The Russian government is struggling with protests over its energy-tariff policies as regional power prices soar nearly 70 percent. Officials have been unable to solve the economic and social problems created by the rate hikes, while international organizations offer seemingly contradictory advice.
Boston, 10 April 2003 (RFE/RL) -- The Russian government has been caught in a collision between economic and social forces over energy prices as it tries to cope with conflicting pressures from abroad.
This week, dozens of members of the Unified Russia party crowded into the Moscow office of the Federal Energy Commission (FEK) with the signatures of 2.6 million citizens, demanding lower electricity tariffs, "The Moscow Times" reported.
Georgii Kutovoi, chairman of the rate-setting FEK, was forced to agree with his critics. Kutovoi pledged, "We are going to work with all the regions in order to restore social harmony and resolve this political and economic conflict."
The immediate problem is that most of Russia's regions have raised electricity rates by far larger margins than the 14 percent that the government authorized for this year. In Ulyanovsk, residential tariffs jumped 66 percent, according to figures from Renaissance Capital, cited by "The Moscow Times" in February.
At the time, Kutovoi urged a sharp rise in industrial power prices in order to cut them for citizens. His recommendation came after President Vladimir Putin blasted the process, saying it was "absolutely going out of control," according to RBC News. But despite Putin's comments nearly two months ago, the high regional charges have not been rolled back.
The process may go beyond the question of controlling the regional energy commissions at a time when restructuring of the power sector is set to begin. Many may be raising rates in hopes of drawing investment to the spinoffs of regional energy companies. This week, the chief executive of the Unified Energy Systems (EES), Anatolii Chubais, said the power monopoly hopes to attract $55 billion in investment in the next 10 years.
But the entire concept of monopoly rate hikes is likely to come under fire in an election year. The government is racing to curb inflation and raise pensions at the same time to keep citizens from suffering with higher utility costs. The conflicting forces threaten to pull economic policy apart. Dissent within the government has erupted in open discord.
Last week, presidential adviser Andrei Illarionov attacked the Economic Development and Trade Ministry for a growth plan that includes more increases next year for the electricity, gas, and rail monopolies. Reuters quoted Illarionov as saying, "According to this strategy, we are to increase the size of the monopolies, namely through price hikes."

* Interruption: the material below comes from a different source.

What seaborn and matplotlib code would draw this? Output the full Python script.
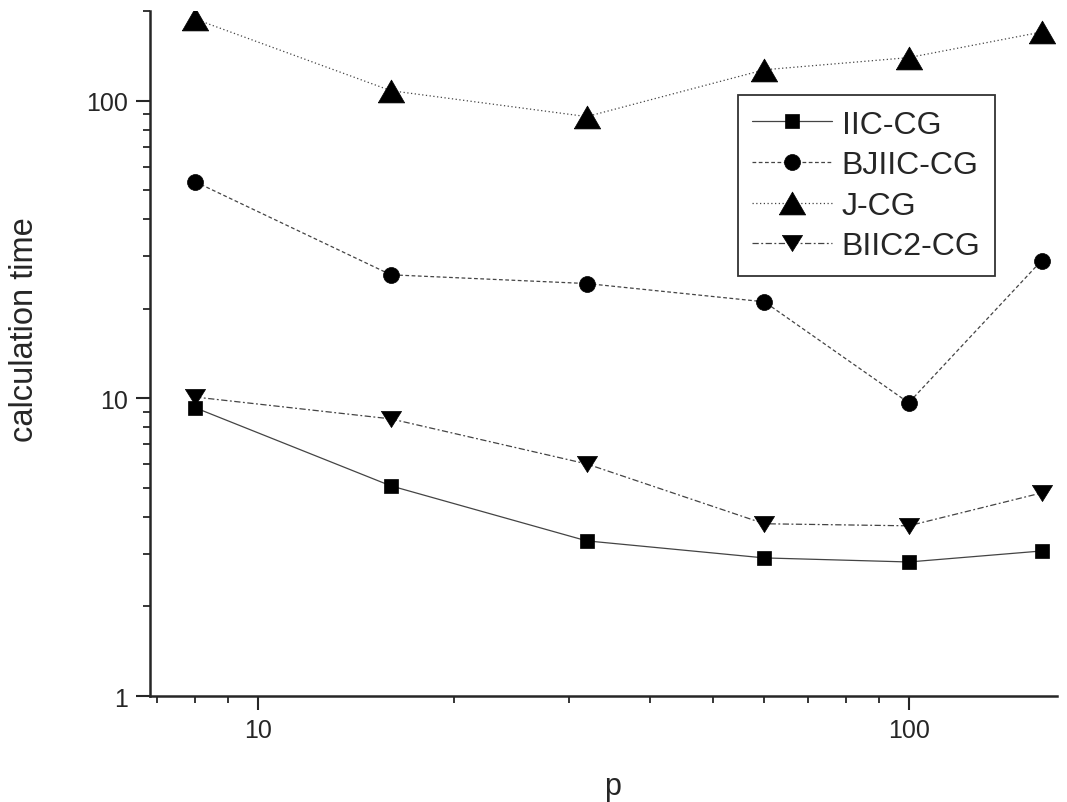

He also blasted the ministry's plans to diversify the economy by raising oil taxes in order to aid value-added sectors like the "processing" industries. Illarionov said such shifting would produce "higher costs for the Russian economy."
Taken together, the debates over the government's plans could have sweeping economic and social implications, raising political risks at a time when the government can afford it least.
The government faces similar conflicting pressures on the international scene, where its efforts to join the World Trade Organization (WTO) have become snared in energy tariff debates. This week, Russia's WTO negotiator Maksim Medvedkov said, "As regards problems of a systemic nature, the most important problem remains with energy pricing."
For the past year, the European Union has been pressing Russia to raise domestic gas prices to world levels, ending the system of subsidizing Russian rates at the EU's expense. Russian gas tariffs of about $20 per 1,000 cubic meters are less than one-fifth of export prices. But the advice of the World Bank and the International Monetary Fund (IMF) may have added layers of complexity to an already complicated plight.
The World Bank believes that Russia's prices should roughly double to between $35 and $40 per 1,000 cubic meters to cover the long-term expenses of monopoly Gazprom, Christof Ruehl, the bank's chief economist for Russia, said in March. But that figure is less than half of what the EU wants.
At the same time in March, the IMF's top Russia expert, John Odling-Smee, criticized the pace of reforms and lowered the fund's economic forecasts for the country. Odling-Smee said that key reform measures are "being blocked by a lot of vested interests," Reuters reported. Among them, he said, was the effort to raise energy prices to "a proper market level," implying tariffs in line with the EU demands.
But Odling-Smee also urged Russia to keep inflation to within 10 percent, the lower end of its target range for this year of up to 12 percent. Odling-Smee said, "If inflation is always going to be above 10 percent, this could develop into a chronic illness for the country." It was not clear how the government would meet demands for lower inflation and higher tariffs at the same time.
The question of gas rates is closely tied to electricity tariffs, since two-thirds of Russia's power is generated from gas. But working backwards from the demands of United Russia and its 2.6 million petitioners, the problem seems even tougher.
If the government is pressured to cut electricity rates before the election, it may find it impossible to raise gas prices by 20 percent this year and 25 percent in 2004 as planned. The result of such increases would be a squeeze on EES and its restructuring plan.
Those concerns may be one reason that foreign investors have so far shunned investments in EES, although shares have been pushed higher by well-connected Russian investors who are vying for control. This week, Chubais said that foreigners would soon "regret" the missed opportunity, the RIA-Novosti news agency reported.
But they may be staying away until Russia's policy conflicts are clearly resolved.